Özelleştirmelerin temel sebebi;

Ürün fiyatlarının düşmesi, istihdamın artması, hizmet kalitesinin artması ve tabii ki doğru orantılı olarak halkın refahının artması, şirket verimliliklerinin üst seviyeye çekilmesi idi.

Verimlilik neydi?

Aynı makine, aynı çalışan, aynı çalışma saati, aynı hammadde, aynı sermaye ile daha fazla üretim yapılmasıydı.

Demek ki “özelleştirmeler” kendi içinde çelişmiş!

Verimlilik kurallarına göre istihdam sağlamamalı.

Özelleştirmeler ile istihdam ve verimlilik olgusu yanlış anlatılmış.

Özelleştirme sonrasında elektrikten doğalgaza, tekelden telekoma tüm özelleşmiş şirketler bugün daha pahalı.

Bu şirketler istihdamı artıramadığı gibi hizmet kalitesinin de düştüğü görülüyor.

Madenler ve inşaatlar ise daha da yanlış anlaşılmış.

Verimlilik adına işçi sağlığı ve güvenliği önlemlerinin azaltıldığı görüldü.

Özelleştirmeler ve taşeronlara iş devredilmesinin ardından yılda yaklaşık 1500 işçimiz hayatını kaybetti.

Maalesef verimlilik yanlış anlaşıldı, binlerce ailenin ocağına ateş düştü.

Oysa ki kastedilen verimlilikte güvenlik tedbirlerinden kısılamaz.

Verimlilikte; üretirken daha az elektrik, gaz, su, zaman kullanmak esastır.

Verimlilik üreticiye rekabet avantajı kazandırırken çalışana zarar değil fayda getirmelidir.

Bilim Sanayi ve Teknoloji Bakanlığı’nın açıkladığı, çalışanların kişibaşı ulusal verimlilik istatistiklerine göre;

2013 yılı dördüncü çeyreğinde 104,70 olan üretim endeksinin, 2014 dördüncü çeyreğinde 104,09’a düştüğü görülmektedir.

Son beş yılda geriye doğru gittiğimizde de verimlilik istatistiklerimizin durağan seyrettiğini görüyoruz.

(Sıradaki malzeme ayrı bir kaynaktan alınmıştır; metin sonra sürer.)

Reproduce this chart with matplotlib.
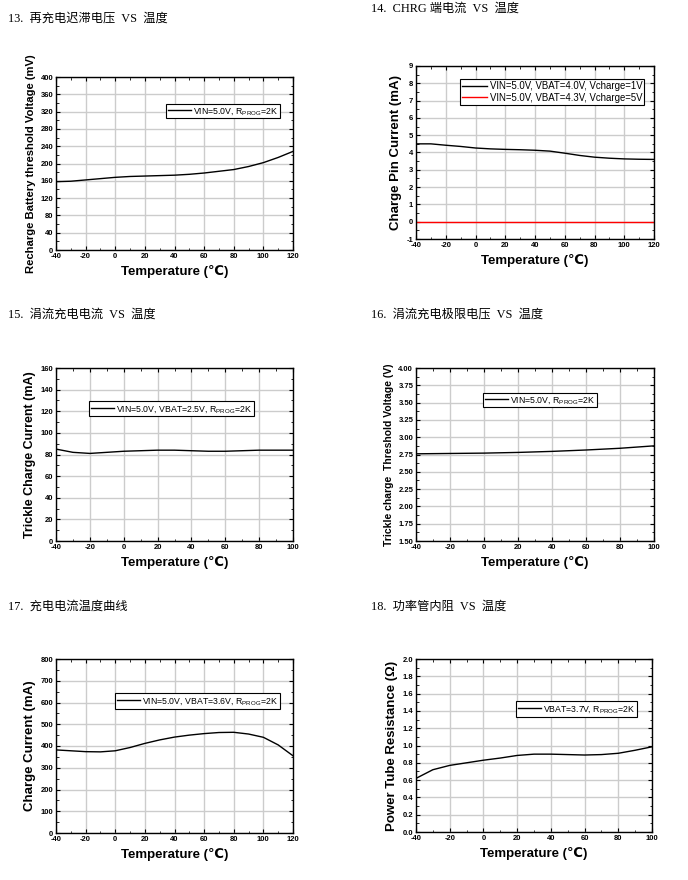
import numpy as np
import matplotlib
matplotlib.use('Agg')
import matplotlib.pyplot as plt
from matplotlib.ticker import MultipleLocator, FormatStrFormatter

plt.rcParams['font.family'] = ['Liberation Sans', 'DejaVu Sans']
plt.rcParams['mathtext.fontset'] = 'custom'
plt.rcParams['mathtext.rm'] = 'Liberation Sans'
plt.rcParams['axes.unicode_minus'] = False

# ---- data ----
t_120 = [-40, -30, -20, -10, 0, 10, 20, 30, 40, 50, 60, 70, 80, 90, 100, 110, 120]
t_100 = [-40, -30, -20, -10, 0, 10, 20, 30, 40, 50, 60, 70, 80, 90, 100]

recharge_mv = [158, 159, 162, 165, 168, 170, 171, 172, 173, 175, 178, 182, 186, 193, 202, 214, 228]

chrg_pin_1v = [4.5, 4.5, 4.42, 4.35, 4.26, 4.21, 4.18, 4.16, 4.13, 4.08, 3.96, 3.83, 3.73, 3.67, 3.63, 3.61, 3.6]
chrg_pin_5v = [0] * 17

trickle_ma = [85, 82, 81, 82, 83, 83.5, 84, 84, 83.5, 83, 83, 83.5, 84, 84, 84]

t_16 = [-40, -20, 0, 20, 40, 60, 80, 100]
trickle_v = [2.76, 2.765, 2.77, 2.78, 2.795, 2.815, 2.84, 2.875]

charge_ma = [382, 378, 374, 373, 378, 393, 412, 428, 441, 450, 457, 462, 463, 455, 440, 405, 355]

rds_ohm = [0.62, 0.72, 0.77, 0.80, 0.83, 0.855, 0.885, 0.90, 0.90, 0.895, 0.89, 0.895, 0.91, 0.945, 0.985]

W, H = 688, 880
fig = plt.figure(figsize=(W / 100, H / 100), dpi=100)


def box(x0, y0, x1, y1):
    return [x0 / W, 1 - y1 / H, (x1 - x0) / W, (y1 - y0) / H]


def setup(ax, xlim, ylim, ystep, ylabel, ysize, fmt=None):
    ax.set_xlim(*xlim)
    ax.set_ylim(*ylim)
    ax.xaxis.set_major_locator(MultipleLocator(20))
    ax.xaxis.set_minor_locator(MultipleLocator(10))
    ax.yaxis.set_major_locator(MultipleLocator(ystep))
    ax.yaxis.set_minor_locator(MultipleLocator(ystep / 2))
    if fmt:
        ax.yaxis.set_major_formatter(FormatStrFormatter(fmt))
    ax.grid(True, which='major', color='#cccccc', lw=1.0)
    ax.set_axisbelow(True)
    ax.tick_params(which='both', direction='in', top=True, right=True,
                   labelsize=5.5, pad=2)
    ax.tick_params(which='major', length=3, width=0.8)
    ax.tick_params(which='minor', length=1.8, width=0.6)
    for lab in ax.get_xticklabels() + ax.get_yticklabels():
        lab.set_fontweight('bold')
    for s in ax.spines.values():
        s.set_linewidth(1.0)
    ax.set_xlabel('Temperature (℃)', fontsize=9.5, fontweight='bold', labelpad=4)
    ax.set_ylabel(ylabel, fontsize=ysize, fontweight='bold', labelpad=3)


def legend(ax, x, y, fs=6.3):
    ax.legend(loc='upper left', bbox_to_anchor=(x / W, 1 - y / H),
              bbox_transform=fig.transFigure, fontsize=fs, frameon=True,
              fancybox=False, edgecolor='black', framealpha=1,
              borderpad=0.2, handlelength=2.6, handletextpad=0.3,
              labelspacing=0.2, borderaxespad=0)
    ax.get_legend().get_frame().set_linewidth(0.8)


title_font = dict(fontsize=8.8, family=['Liberation Serif', 'Noto Sans CJK SC'])

# 13
fig.text(8 / W, 1 - 19 / H, '13.  再充电迟滞电压  VS  温度', va='center', **title_font)
ax1 = fig.add_axes(box(56, 77, 293, 250))
ax1.plot(t_120, recharge_mv, color='black', lw=1,
         label=r'VIN=5.0V, R$_{\mathrm{PROG}}$=2K')
setup(ax1, (-40, 120), (0, 400), 40, 'Recharge Battery threshold Voltage (mV)', 8.1)
legend(ax1, 166, 104)

# 14
fig.text(371 / W, 1 - 9 / H, '14.  CHRG 端电流  VS  温度', va='center', **title_font)
ax2 = fig.add_axes(box(416, 66, 654, 239))
ax2.plot(t_120, chrg_pin_1v, color='black', lw=1,
         label='VIN=5.0V, VBAT=4.0V, Vcharge=1V')
ax2.plot(t_120, chrg_pin_5v, color='red', lw=1,
         label='VIN=5.0V, VBAT=4.3V, Vcharge=5V')
setup(ax2, (-40, 120), (-1, 9), 1, 'Charge Pin Current (mA)', 9.5)
legend(ax2, 460, 79, fs=6.9)

# 15
fig.text(8 / W, 1 - 315 / H, '15.  涓流充电电流  VS  温度', va='center', **title_font)
ax3 = fig.add_axes(box(56, 368, 293, 541))
ax3.plot(t_100, trickle_ma, color='black', lw=1,
         label=r'VIN=5.0V, VBAT=2.5V, R$_{\mathrm{PROG}}$=2K')
setup(ax3, (-40, 100), (0, 160), 20, 'Trickle Charge Current (mA)', 9)
legend(ax3, 89, 401)

# 16
fig.text(371 / W, 1 - 315 / H, '16.  涓流充电极限电压  VS  温度', va='center', **title_font)
ax4 = fig.add_axes(box(416, 368, 654, 541))
ax4.plot(t_16, trickle_v, color='black', lw=1,
         label=r'VIN=5.0V, R$_{\mathrm{PROG}}$=2K')
setup(ax4, (-40, 100), (1.5, 4.0), 0.25, 'Trickle charge  Threshold Voltage (V)', 7.5, '%.2f')
legend(ax4, 483, 393)

# 17
fig.text(8 / W, 1 - 607 / H, '17.  充电电流温度曲线', va='center', **title_font)
ax5 = fig.add_axes(box(56, 659, 293, 833))
ax5.plot(t_120, charge_ma, color='black', lw=1,
         label=r'VIN=5.0V, VBAT=3.6V, R$_{\mathrm{PROG}}$=2K')
setup(ax5, (-40, 120), (0, 800), 100, 'Charge Current (mA)', 9.5)
legend(ax5, 115, 693)

# 18
fig.text(371 / W, 1 - 607 / H, '18.  功率管内阻  VS  温度', va='center', **title_font)
ax6 = fig.add_axes(box(416, 659, 652, 832))
ax6.plot(t_100, rds_ohm, color='black', lw=1,
         label=r'VBAT=3.7V, R$_{\mathrm{PROG}}$=2K')
setup(ax6, (-40, 100), (0, 2.0), 0.2, 'Power Tube Resistance (Ω)', 9.5, '%.1f')
legend(ax6, 516, 701)

fig.savefig('out.png', dpi=100)
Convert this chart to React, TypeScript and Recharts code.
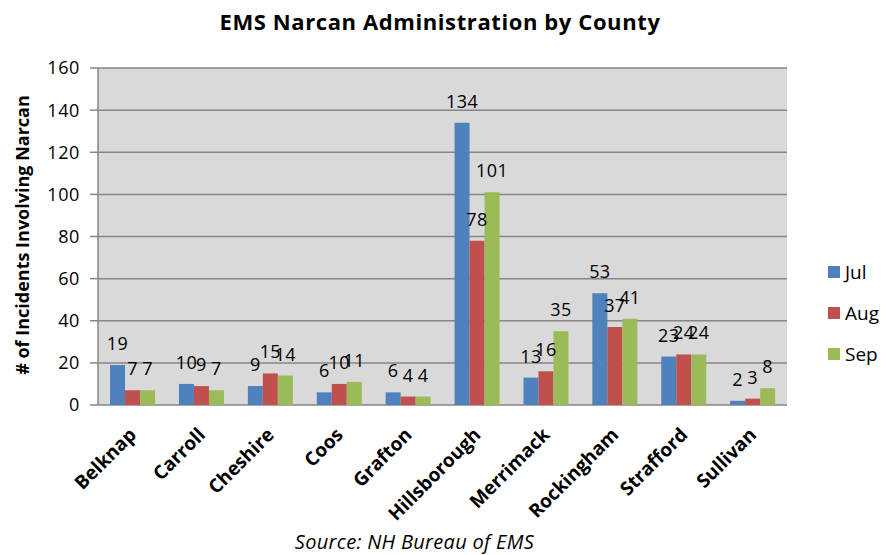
import { BarChart, Bar, XAxis, YAxis, CartesianGrid, LabelList } from 'recharts'

const counties = ['Belknap', 'Carroll', 'Cheshire', 'Coos', 'Grafton', 'Hillsborough', 'Merrimack', 'Rockingham', 'Strafford', 'Sullivan']
const jul = [19, 10, 9, 6, 6, 134, 13, 53, 23, 2]
const aug = [7, 9, 15, 10, 4, 78, 16, 37, 24, 3]
const sep = [7, 7, 14, 11, 4, 101, 35, 41, 24, 8]
const yTicks = [0, 20, 40, 60, 80, 100, 120, 140, 160]
const edgeTicks = counties.map((_, i) => i).concat(counties.length)

const series = [
  { key: 'jul', name: 'Jul', color: '#4f81bd' },
  { key: 'aug', name: 'Aug', color: '#c0504d' },
  { key: 'sep', name: 'Sep', color: '#9bbb59' },
]

const data = counties.map((county, i) => ({ county, idx: i + 0.5, jul: jul[i], aug: aug[i], sep: sep[i] }))

const FONT = '"Open Sans", Lato, sans-serif'

function CountyTick({ x, y, payload }: any) {
  const ax = x + 5
  const ay = y + 23
  return (
    <text
      x={ax}
      y={ay}
      transform={`rotate(-45, ${ax}, ${ay})`}
      textAnchor="end"
      fontFamily={FONT}
      fontWeight={700}
      fontSize={19}
      fill="#000"
    >
      {payload.value}
    </text>
  )
}

function LegendBox() {
  return (
    <div style={{ position: 'absolute', left: 828, top: 251, fontFamily: FONT, fontSize: 19, color: '#000' }}>
      {series.map((s) => (
        <div key={s.key} style={{ display: 'flex', alignItems: 'center', height: 41 }}>
          <span style={{ width: 12, height: 12, background: s.color, marginRight: 5, display: 'inline-block' }} />
          {s.name}
        </div>
      ))}
    </div>
  )
}

export default function App() {
  return (
    <div style={{ position: 'absolute', left: 0, top: 0, width: 892, height: 555, background: '#fff', overflow: 'hidden' }}>
      <div
        style={{
          position: 'absolute', left: 0, top: 6, width: 880, textAlign: 'center',
          fontFamily: FONT, fontWeight: 700, fontSize: 22, letterSpacing: 0.6, color: '#000',
          whiteSpace: 'nowrap', lineHeight: 'normal',
        }}
      >
        EMS Narcan Administration by County
      </div>
      <div style={{ position: 'absolute', left: 22, top: 236, width: 0, height: 0 }}>
        <div
          style={{
            position: 'absolute', left: -200, top: -13, width: 400, textAlign: 'center',
            transform: 'rotate(-90deg)', fontFamily: FONT, fontWeight: 700, fontSize: 18,
            whiteSpace: 'nowrap', color: '#000',
          }}
        >
          # of Incidents Involving Narcan
        </div>
      </div>
      <div
        style={{
          position: 'absolute', left: 0, top: 528, width: 829, textAlign: 'center',
          fontFamily: FONT, fontStyle: 'italic', fontSize: 20, letterSpacing: 0.3, color: '#000',
          whiteSpace: 'nowrap', lineHeight: 'normal',
        }}
      >
        Source: NH Bureau of EMS
      </div>
      <BarChart
        width={892}
        height={555}
        data={data}
        margin={{ top: 68, right: 105, bottom: 50, left: 0 }}
        barCategoryGap="17.5%"
        barGap={0}
        style={{ position: 'absolute', left: 0, top: 0 }}
      >
        <CartesianGrid vertical={false} stroke="#868686" strokeWidth={1.5} fill="#d9d9d9" />
        <XAxis
          xAxisId="edge"
          dataKey="idx"
          type="number"
          domain={[0, counties.length]}
          ticks={edgeTicks}
          tick={false}
          height={0}
          stroke="#868686"
          strokeWidth={1.5}
          tickSize={7}
        />
        <XAxis
          dataKey="county"
          interval={0}
          axisLine={false}
          tickLine={false}
          tick={<CountyTick />}
          height={100}
        />
        <YAxis
          domain={[0, 160]}
          ticks={yTicks}
          width={98}
          stroke="#868686"
          strokeWidth={1.5}
          tickSize={8}
          tickMargin={10}
          tick={{ fontFamily: FONT, fontSize: 18, fill: '#000', letterSpacing: 0.6 }}
        />
        {series.map((s) => (
          <Bar key={s.key} dataKey={s.key} name={s.name} fill={s.color} isAnimationActive={false}>
            <LabelList
              dataKey={s.key}
              position="top"
              offset={15}
              style={{ fontFamily: FONT, fontSize: 18, fill: '#000', letterSpacing: 0.4 }}
            />
          </Bar>
        ))}
      </BarChart>
      <LegendBox />
    </div>
  )
}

Gıda, giyim, ulaşım, motorlu taşıtlar, ulaşım sektörlerinde de verimlilik sağlanamamış.

Çalışan hayatlarını hiçe saymadan, geçmişte yapılan israfları önlemek adına verimliliği sadece işimize değil, hayatlarımıza da sokmalıyız.

Ekonomimizin düzelmesi için,

Doların değerinin azalması için,

Enflasyonun düşmesi için,

Cari açığımızın kapanması için buna ihtiyacımız var.

Yaşam üzerinde iddiaları olmayanların üzerinde, ölümün de iddiası olmaz” felfesiyle...

Odadan çıkarken elektriği kapatmama lüksümüzü,

Elimizi sabunlarken ve dişimizi fırçalarken suyu kapatmama lüksümüzü,

Uyurken gece lambası yakma lüksümüzü,

Akşam işyerinden çıkarken bilgisayarımızı kapatmama lüksümüzü,

Boş vakitlerde; okumak, çocuklarla vakit geçirmek yerine dizi seyretme lüksümüzü,

Üretimde, hammaddemizden minimum fire çıkarmama lüksümüzü,

Yerli buğday yerine ithal buğday kullanma lüksümüzü,

21’nci yüzyılda hâlen kendi otomobilimizi yapamama lüksümüzü,

İşyerinde, sigara içmek için fazladan zaman tüketme lüksümüzü,

Çocuklarımızın her istediğini alma lüksümüzü,

İlla “yabancı marka” giyme lüksümüzü,

Aslında gözümüze görünmese de, hayatlarımıza çok fazla girmiş lükslerimizden kurtulursak!..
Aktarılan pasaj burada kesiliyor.